═══ Collected data

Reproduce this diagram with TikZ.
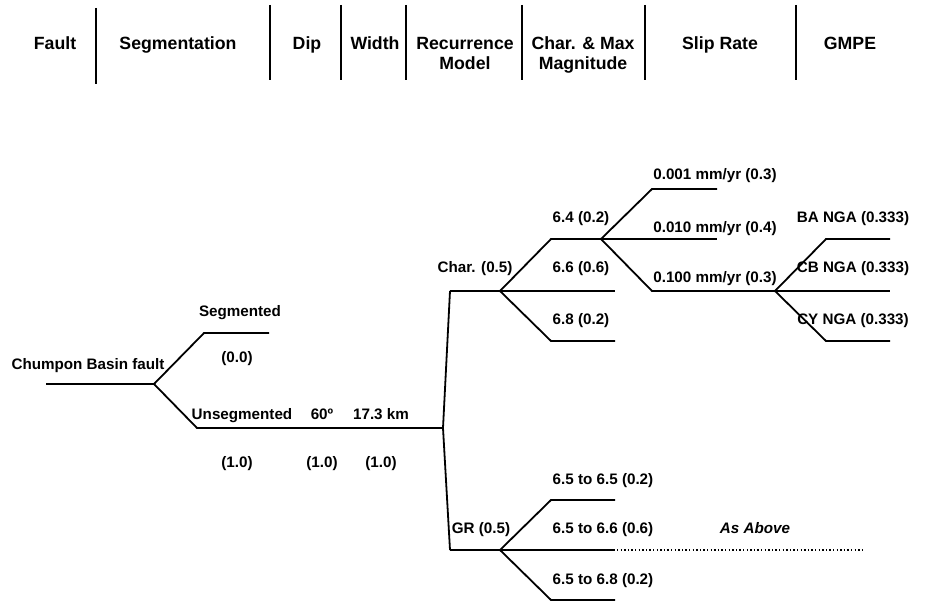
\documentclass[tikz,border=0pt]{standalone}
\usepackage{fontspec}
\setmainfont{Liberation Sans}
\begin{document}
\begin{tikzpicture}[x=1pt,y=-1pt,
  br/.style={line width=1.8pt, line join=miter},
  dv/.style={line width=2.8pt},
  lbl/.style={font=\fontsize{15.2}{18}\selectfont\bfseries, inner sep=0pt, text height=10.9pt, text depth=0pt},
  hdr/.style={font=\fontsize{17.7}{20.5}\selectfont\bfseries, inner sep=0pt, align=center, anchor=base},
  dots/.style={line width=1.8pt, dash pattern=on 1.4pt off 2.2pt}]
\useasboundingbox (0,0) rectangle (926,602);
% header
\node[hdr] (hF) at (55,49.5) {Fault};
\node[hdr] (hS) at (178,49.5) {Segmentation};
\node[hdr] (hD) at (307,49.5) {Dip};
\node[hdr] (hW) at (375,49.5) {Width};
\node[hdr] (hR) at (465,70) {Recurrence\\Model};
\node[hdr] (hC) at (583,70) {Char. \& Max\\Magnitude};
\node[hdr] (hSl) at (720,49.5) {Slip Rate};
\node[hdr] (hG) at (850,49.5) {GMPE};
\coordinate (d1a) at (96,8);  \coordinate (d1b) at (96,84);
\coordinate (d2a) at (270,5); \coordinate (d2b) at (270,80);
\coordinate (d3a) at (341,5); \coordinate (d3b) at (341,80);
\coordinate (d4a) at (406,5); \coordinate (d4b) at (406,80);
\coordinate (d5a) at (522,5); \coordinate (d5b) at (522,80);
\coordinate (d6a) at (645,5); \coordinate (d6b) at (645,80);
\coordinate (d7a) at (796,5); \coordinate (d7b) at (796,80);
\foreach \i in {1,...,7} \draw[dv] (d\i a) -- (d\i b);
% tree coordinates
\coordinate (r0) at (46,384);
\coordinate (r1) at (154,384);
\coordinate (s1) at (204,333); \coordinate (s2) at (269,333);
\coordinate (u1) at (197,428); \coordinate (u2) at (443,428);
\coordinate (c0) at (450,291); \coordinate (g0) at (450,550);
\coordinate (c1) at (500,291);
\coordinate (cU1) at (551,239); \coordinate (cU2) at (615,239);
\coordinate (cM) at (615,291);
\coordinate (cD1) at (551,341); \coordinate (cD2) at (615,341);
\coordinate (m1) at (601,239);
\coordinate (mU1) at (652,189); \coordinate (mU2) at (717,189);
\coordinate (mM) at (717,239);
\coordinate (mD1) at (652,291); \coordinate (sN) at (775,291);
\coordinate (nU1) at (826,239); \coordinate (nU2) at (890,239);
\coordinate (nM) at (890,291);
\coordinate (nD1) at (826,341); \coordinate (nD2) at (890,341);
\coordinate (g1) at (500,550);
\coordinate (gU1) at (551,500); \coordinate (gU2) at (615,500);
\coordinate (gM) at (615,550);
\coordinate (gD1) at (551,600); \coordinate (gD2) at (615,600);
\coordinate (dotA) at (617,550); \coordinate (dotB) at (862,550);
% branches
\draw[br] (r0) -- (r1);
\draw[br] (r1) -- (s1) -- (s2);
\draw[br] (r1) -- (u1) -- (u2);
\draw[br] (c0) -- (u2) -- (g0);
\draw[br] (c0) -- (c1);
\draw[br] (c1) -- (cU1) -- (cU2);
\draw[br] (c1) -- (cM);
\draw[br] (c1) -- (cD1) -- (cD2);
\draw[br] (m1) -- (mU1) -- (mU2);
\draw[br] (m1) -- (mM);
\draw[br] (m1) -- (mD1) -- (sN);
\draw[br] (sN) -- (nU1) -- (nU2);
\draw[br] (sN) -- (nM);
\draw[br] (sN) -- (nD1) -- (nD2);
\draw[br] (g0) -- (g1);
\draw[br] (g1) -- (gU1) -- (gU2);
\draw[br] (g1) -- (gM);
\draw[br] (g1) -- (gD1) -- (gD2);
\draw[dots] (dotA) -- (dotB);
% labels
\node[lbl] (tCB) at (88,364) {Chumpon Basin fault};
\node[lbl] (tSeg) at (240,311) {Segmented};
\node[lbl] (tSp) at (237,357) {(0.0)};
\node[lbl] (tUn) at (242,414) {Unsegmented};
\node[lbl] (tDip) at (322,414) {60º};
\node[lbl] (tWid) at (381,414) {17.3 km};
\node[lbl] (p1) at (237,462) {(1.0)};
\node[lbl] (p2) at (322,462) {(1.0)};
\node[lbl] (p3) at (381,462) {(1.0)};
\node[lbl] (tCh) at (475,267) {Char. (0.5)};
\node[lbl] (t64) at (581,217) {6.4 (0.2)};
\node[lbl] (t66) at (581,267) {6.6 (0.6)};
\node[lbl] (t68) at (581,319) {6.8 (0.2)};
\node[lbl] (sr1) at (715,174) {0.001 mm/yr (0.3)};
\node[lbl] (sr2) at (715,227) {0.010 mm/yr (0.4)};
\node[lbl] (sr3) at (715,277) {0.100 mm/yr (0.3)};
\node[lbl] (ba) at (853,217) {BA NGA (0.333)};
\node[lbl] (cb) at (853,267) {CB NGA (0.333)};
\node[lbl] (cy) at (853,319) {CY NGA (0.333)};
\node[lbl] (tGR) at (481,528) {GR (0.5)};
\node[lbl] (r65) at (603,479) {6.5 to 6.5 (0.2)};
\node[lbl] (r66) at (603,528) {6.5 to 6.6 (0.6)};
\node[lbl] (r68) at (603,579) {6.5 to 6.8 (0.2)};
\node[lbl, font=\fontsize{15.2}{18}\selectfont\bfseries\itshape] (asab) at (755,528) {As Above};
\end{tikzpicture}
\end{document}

══════

Set the pictures aside and transcribe the data above exactly.

[The completed task]
Reproduce this diagram with TikZ.
\documentclass[tikz,border=0pt]{standalone}
\usepackage{fontspec}
\setmainfont{Liberation Sans}
\begin{document}
\begin{tikzpicture}[x=1pt,y=-1pt,
  br/.style={line width=1.8pt, line join=miter},
  dv/.style={line width=2.8pt},
  lbl/.style={font=\fontsize{15.2}{18}\selectfont\bfseries, inner sep=0pt, text height=10.9pt, text depth=0pt},
  hdr/.style={font=\fontsize{17.7}{20.5}\selectfont\bfseries, inner sep=0pt, align=center, anchor=base},
  dots/.style={line width=1.8pt, dash pattern=on 1.4pt off 2.2pt}]
\useasboundingbox (0,0) rectangle (926,602);
% header
\node[hdr] (hF) at (55,49.5) {Fault};
\node[hdr] (hS) at (178,49.5) {Segmentation};
\node[hdr] (hD) at (307,49.5) {Dip};
\node[hdr] (hW) at (375,49.5) {Width};
\node[hdr] (hR) at (465,70) {Recurrence\\Model};
\node[hdr] (hC) at (583,70) {Char. \& Max\\Magnitude};
\node[hdr] (hSl) at (720,49.5) {Slip Rate};
\node[hdr] (hG) at (850,49.5) {GMPE};
\coordinate (d1a) at (96,8);  \coordinate (d1b) at (96,84);
\coordinate (d2a) at (270,5); \coordinate (d2b) at (270,80);
\coordinate (d3a) at (341,5); \coordinate (d3b) at (341,80);
\coordinate (d4a) at (406,5); \coordinate (d4b) at (406,80);
\coordinate (d5a) at (522,5); \coordinate (d5b) at (522,80);
\coordinate (d6a) at (645,5); \coordinate (d6b) at (645,80);
\coordinate (d7a) at (796,5); \coordinate (d7b) at (796,80);
\foreach \i in {1,...,7} \draw[dv] (d\i a) -- (d\i b);
% tree coordinates
\coordinate (r0) at (46,384);
\coordinate (r1) at (154,384);
\coordinate (s1) at (204,333); \coordinate (s2) at (269,333);
\coordinate (u1) at (197,428); \coordinate (u2) at (443,428);
\coordinate (c0) at (450,291); \coordinate (g0) at (450,550);
\coordinate (c1) at (500,291);
\coordinate (cU1) at (551,239); \coordinate (cU2) at (615,239);
\coordinate (cM) at (615,291);
\coordinate (cD1) at (551,341); \coordinate (cD2) at (615,341);
\coordinate (m1) at (601,239);
\coordinate (mU1) at (652,189); \coordinate (mU2) at (717,189);
\coordinate (mM) at (717,239);
\coordinate (mD1) at (652,291); \coordinate (sN) at (775,291);
\coordinate (nU1) at (826,239); \coordinate (nU2) at (890,239);
\coordinate (nM) at (890,291);
\coordinate (nD1) at (826,341); \coordinate (nD2) at (890,341);
\coordinate (g1) at (500,550);
\coordinate (gU1) at (551,500); \coordinate (gU2) at (615,500);
\coordinate (gM) at (615,550);
\coordinate (gD1) at (551,600); \coordinate (gD2) at (615,600);
\coordinate (dotA) at (617,550); \coordinate (dotB) at (862,550);
% branches
\draw[br] (r0) -- (r1);
\draw[br] (r1) -- (s1) -- (s2);
\draw[br] (r1) -- (u1) -- (u2);
\draw[br] (c0) -- (u2) -- (g0);
\draw[br] (c0) -- (c1);
\draw[br] (c1) -- (cU1) -- (cU2);
\draw[br] (c1) -- (cM);
\draw[br] (c1) -- (cD1) -- (cD2);
\draw[br] (m1) -- (mU1) -- (mU2);
\draw[br] (m1) -- (mM);
\draw[br] (m1) -- (mD1) -- (sN);
\draw[br] (sN) -- (nU1) -- (nU2);
\draw[br] (sN) -- (nM);
\draw[br] (sN) -- (nD1) -- (nD2);
\draw[br] (g0) -- (g1);
\draw[br] (g1) -- (gU1) -- (gU2);
\draw[br] (g1) -- (gM);
\draw[br] (g1) -- (gD1) -- (gD2);
\draw[dots] (dotA) -- (dotB);
% labels
\node[lbl] (tCB) at (88,364) {Chumpon Basin fault};
\node[lbl] (tSeg) at (240,311) {Segmented};
\node[lbl] (tSp) at (237,357) {(0.0)};
\node[lbl] (tUn) at (242,414) {Unsegmented};
\node[lbl] (tDip) at (322,414) {60º};
\node[lbl] (tWid) at (381,414) {17.3 km};
\node[lbl] (p1) at (237,462) {(1.0)};
\node[lbl] (p2) at (322,462) {(1.0)};
\node[lbl] (p3) at (381,462) {(1.0)};
\node[lbl] (tCh) at (475,267) {Char. (0.5)};
\node[lbl] (t64) at (581,217) {6.4 (0.2)};
\node[lbl] (t66) at (581,267) {6.6 (0.6)};
\node[lbl] (t68) at (581,319) {6.8 (0.2)};
\node[lbl] (sr1) at (715,174) {0.001 mm/yr (0.3)};
\node[lbl] (sr2) at (715,227) {0.010 mm/yr (0.4)};
\node[lbl] (sr3) at (715,277) {0.100 mm/yr (0.3)};
\node[lbl] (ba) at (853,217) {BA NGA (0.333)};
\node[lbl] (cb) at (853,267) {CB NGA (0.333)};
\node[lbl] (cy) at (853,319) {CY NGA (0.333)};
\node[lbl] (tGR) at (481,528) {GR (0.5)};
\node[lbl] (r65) at (603,479) {6.5 to 6.5 (0.2)};
\node[lbl] (r66) at (603,528) {6.5 to 6.6 (0.6)};
\node[lbl] (r68) at (603,579) {6.5 to 6.8 (0.2)};
\node[lbl, font=\fontsize{15.2}{18}\selectfont\bfseries\itshape] (asab) at (755,528) {As Above};
\end{tikzpicture}
\end{document}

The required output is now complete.